The UK election news this morning means that things will be fluid over the coming months. Here are some initial thoughts with more to follow next week.
1. Portfolio positioning is already in place, leaning to the cautious, with plans in reserve to take advantage of any volatility.
2. Diversification and adaptability will play a crucial role, and you are well placed for this.
3. Markets remain adaptable to a ‘Softer Brexit’.
4. The next few months will be fascinating, as May tries to form a Government with the help of the DUP. It creates a period of potential instability and future surprises. It’s messy and unpredictable.
5. Markets have remained calm due to a view that there will be some continuity and a possible ‘Softer Brexit’.
6. Markets have taken the view that there may be no immediate Conservative leadership challenge, but this situation is likely to be fluid.
7. Sinn Fein have confirmed they will not be taking their 7 seats in Westminster and will continue to abstain. This effectively reduces the technical 326 majority required to 319, but still creates governance issues for the Government.

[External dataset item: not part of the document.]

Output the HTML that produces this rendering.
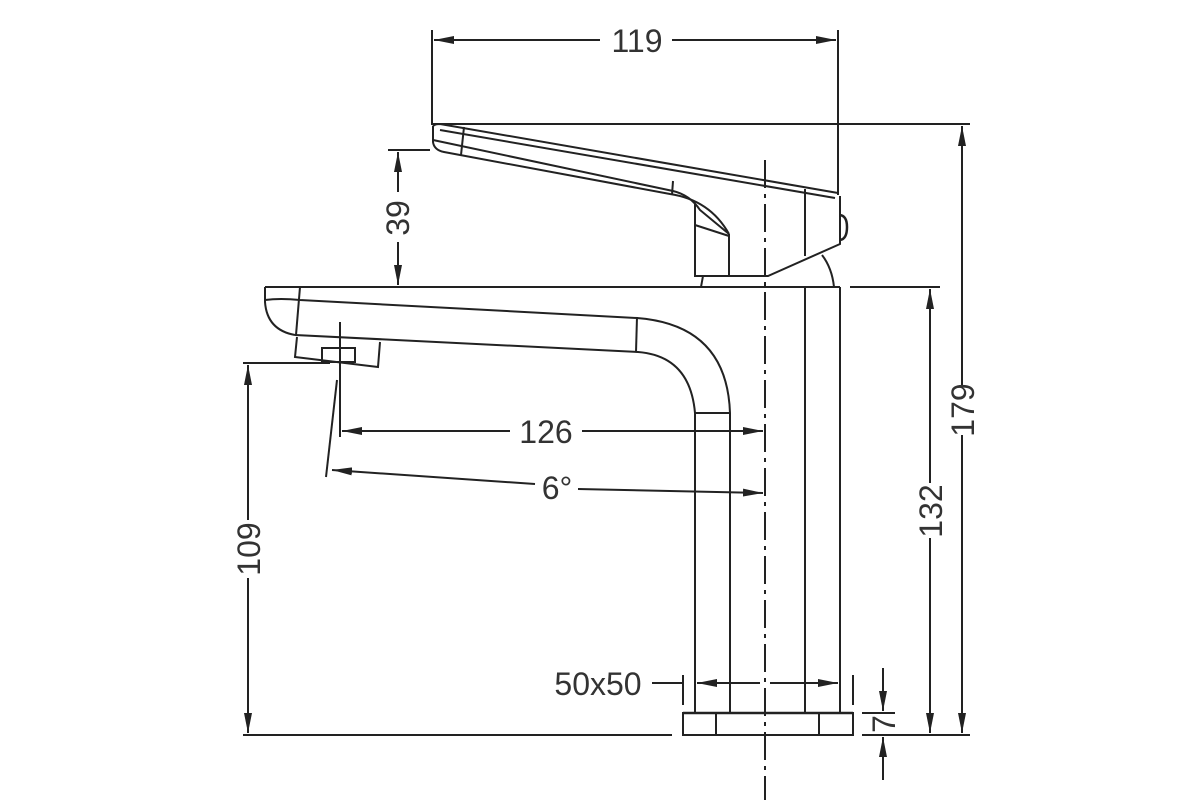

8. History has been made in this election, with now more than 200 women MP’s , a very strong youth vote, and the impact of social media.
In Summary
Markets have adapted to a possible ‘Softer Brexit’ stance because a key red line of the DUP is porous borders. For short term stability there may not be an immediate Conservative leadership challenge, however ‘vote by issue’ is fragile, so more political instability cannot be ruled out. Whilst US markets remain reasonably robust, long term contagion is ‘currently’ contained.